• [Supplied data]:
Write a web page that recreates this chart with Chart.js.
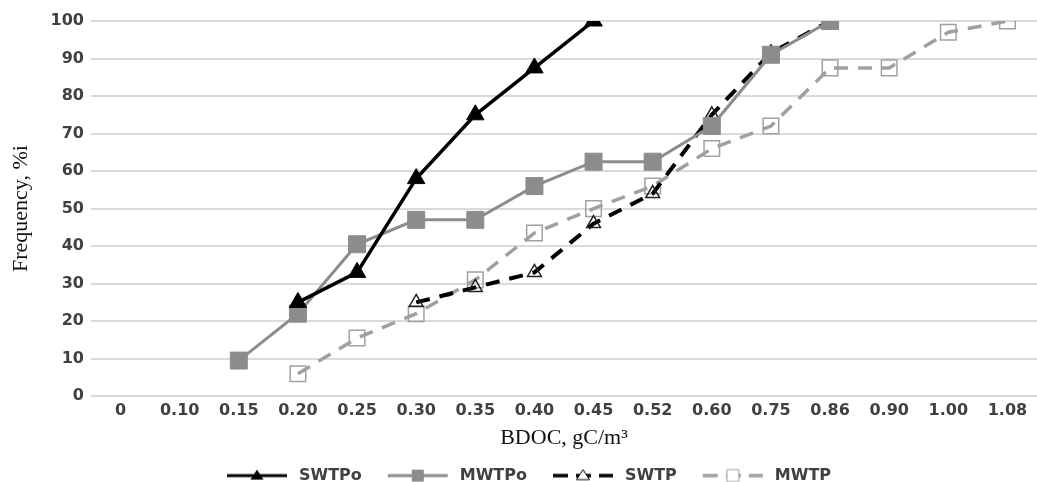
<!DOCTYPE html>
<html>
<head>
<meta charset="utf-8">
<script src="https://cdn.jsdelivr.net/npm/chart.js@4/dist/chart.umd.min.js"></script>
<style>
  html, body { margin: 0; padding: 0; background: #fff; overflow: hidden; }
  #wrap { width: 1050px; height: 482px; }
</style>
</head>
<body>
<div id="wrap"><canvas id="bdoc" width="1050" height="482"></canvas></div>
<script>
var categories = ['0', '0.10', '0.15', '0.20', '0.25', '0.30', '0.35', '0.40', '0.45', '0.52', '0.60', '0.75', '0.86', '0.90', '1.00', '1.08'];
var swtpo = [null, null, null, 25, 33, 58, 75, 87.5, 100, null, null, null, null, null, null, null];
var mwtpo = [null, null, 9.5, 22, 40.5, 47, 47, 56, 62.5, 62.5, 72, 91, 100, null, null, null];
var swtp  = [null, null, null, null, null, 25, 29, 33, 46, 54, 75, 91.5, 100, null, null, null];
var mwtp  = [null, null, null, 6, 15.5, 22, 31, 43.5, 50, 56, 66, 72, 87.5, 87.5, 97, 100];
var yTicks = [0, 10, 20, 30, 40, 50, 60, 70, 80, 90, 100];

var GRAY = '#8c8c8c';
var LGRAY = '#a0a0a0';

// legend symbol: line (solid or dashed) with marker, on a small canvas
function legendIcon(color, dash, lw, marker, filled, mColor) {
    var c = document.createElement('canvas');
    c.width = 76; c.height = 18;
    var g = c.getContext('2d');
    var x0 = 12, x1 = 72, cx = 42, cy = 9;
    g.strokeStyle = color; g.lineWidth = lw; g.setLineDash(dash);
    g.beginPath(); g.moveTo(x0, cy); g.lineTo(x1, cy); g.stroke();
    g.setLineDash([]);
    g.beginPath();
    if (marker === 'triangle') {
        g.moveTo(cx, cy - 6); g.lineTo(cx + 6.5, cy + 4); g.lineTo(cx - 6.5, cy + 4); g.closePath();
    } else {
        g.rect(cx - 6, cy - 6, 12, 12);
    }
    if (filled) { g.fillStyle = mColor; g.fill(); }
    else { g.fillStyle = '#fff'; g.fill(); g.lineWidth = 1; g.strokeStyle = mColor; g.stroke(); }
    return c;
}

var icons = [
    legendIcon('#000', [], 3, 'triangle', true, '#000'),
    legendIcon(GRAY, [], 3, 'rect', true, GRAY),
    legendIcon('#000', [15, 8], 3.5, 'triangle', false, '#000'),
    legendIcon(LGRAY, [15, 8], 3.5, 'rect', false, LGRAY)
];

var ctx = document.getElementById('bdoc').getContext('2d');
var chart = new Chart(ctx, {
    type: 'line',
    data: {
        labels: categories,
        datasets: [{
            label: 'SWTPo',
            data: swtpo,
            borderColor: '#000',
            backgroundColor: '#000',
            borderWidth: 3.5,
            pointStyle: 'triangle',
            pointRadius: 10,
            pointBackgroundColor: '#000',
            pointBorderColor: '#000',
            pointBorderWidth: 1
        }, {
            label: 'MWTPo',
            data: mwtpo,
            borderColor: GRAY,
            backgroundColor: GRAY,
            borderWidth: 3,
            pointStyle: 'rect',
            pointRadius: 12,
            pointBackgroundColor: GRAY,
            pointBorderColor: GRAY,
            pointBorderWidth: 1
        }, {
            label: 'SWTP',
            data: swtp,
            borderColor: '#000',
            backgroundColor: '#000',
            borderWidth: 4,
            borderDash: [14, 10],
            pointStyle: 'triangle',
            pointRadius: 8,
            pointBackgroundColor: 'rgba(255,255,255,0)',
            pointBorderColor: '#222',
            pointBorderWidth: 1.5
        }, {
            label: 'MWTP',
            data: mwtp,
            borderColor: LGRAY,
            backgroundColor: LGRAY,
            borderWidth: 3.5,
            borderDash: [14, 10],
            pointStyle: 'rect',
            pointRadius: 11,
            pointBackgroundColor: 'rgba(255,255,255,0)',
            pointBorderColor: LGRAY,
            pointBorderWidth: 1.5
        }]
    },
    options: {
        responsive: false,
        animation: false,
        layout: { padding: { top: 21, right: 4, left: 0, bottom: -11.6 } },
        plugins: {
            tooltip: { enabled: false },
            legend: {
                position: 'bottom',
                labels: {
                    usePointStyle: true,
                    pointStyleWidth: 76,
                    padding: 14,
                    color: '#404040',
                    font: { family: 'DejaVu Sans', size: 16, weight: 'bold' },
                    generateLabels: function (ch) {
                        return ch.data.datasets.map(function (ds, i) {
                            return {
                                text: ds.label,
                                pointStyle: icons[i],
                                fillStyle: 'transparent',
                                strokeStyle: 'transparent',
                                lineWidth: 0,
                                hidden: false,
                                datasetIndex: i,
                                fontColor: '#404040'
                            };
                        });
                    }
                }
            }
        },
        scales: {
            x: {
                offset: true,
                afterFit: function (s) { s.height = 57.4; },
                grid: { display: false, drawTicks: false },
                border: { display: false },
                ticks: {
                    padding: 5,
                    color: '#404040',
                    maxRotation: 0,
                    autoSkip: false,
                    font: { family: 'DejaVu Sans', size: 16, weight: 'bold' }
                },
                title: {
                    display: true,
                    text: 'BDOC, gC/m³',
                    color: '#111',
                    padding: { top: 0, bottom: 2 },
                    font: { family: 'Liberation Serif', size: 22 }
                }
            },
            y: {
                min: 0,
                max: 100,
                afterFit: function (s) { s.width = 91; },
                afterBuildTicks: function (s) {
                    s.ticks = yTicks.map(function (v) { return { value: v }; });
                },
                grid: { color: '#dadada', lineWidth: 2, drawTicks: false },
                border: { display: false },
                ticks: {
                    padding: 7,
                    color: '#404040',
                    font: { family: 'DejaVu Sans', size: 16, weight: 'bold' }
                },
                title: {
                    display: true,
                    text: 'Frequency, %i',
                    color: '#111',
                    padding: { top: 8, bottom: 0 },
                    font: { family: 'Liberation Serif', size: 22 }
                }
            }
        }
    }
});
</script>
</body>
</html>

• [Goal of the exercise]:
Copy each line above containing the string "with".

• [Result]:
Write a web page that recreates this chart with Chart.js.
// legend symbol: line (solid or dashed) with marker, on a small canvas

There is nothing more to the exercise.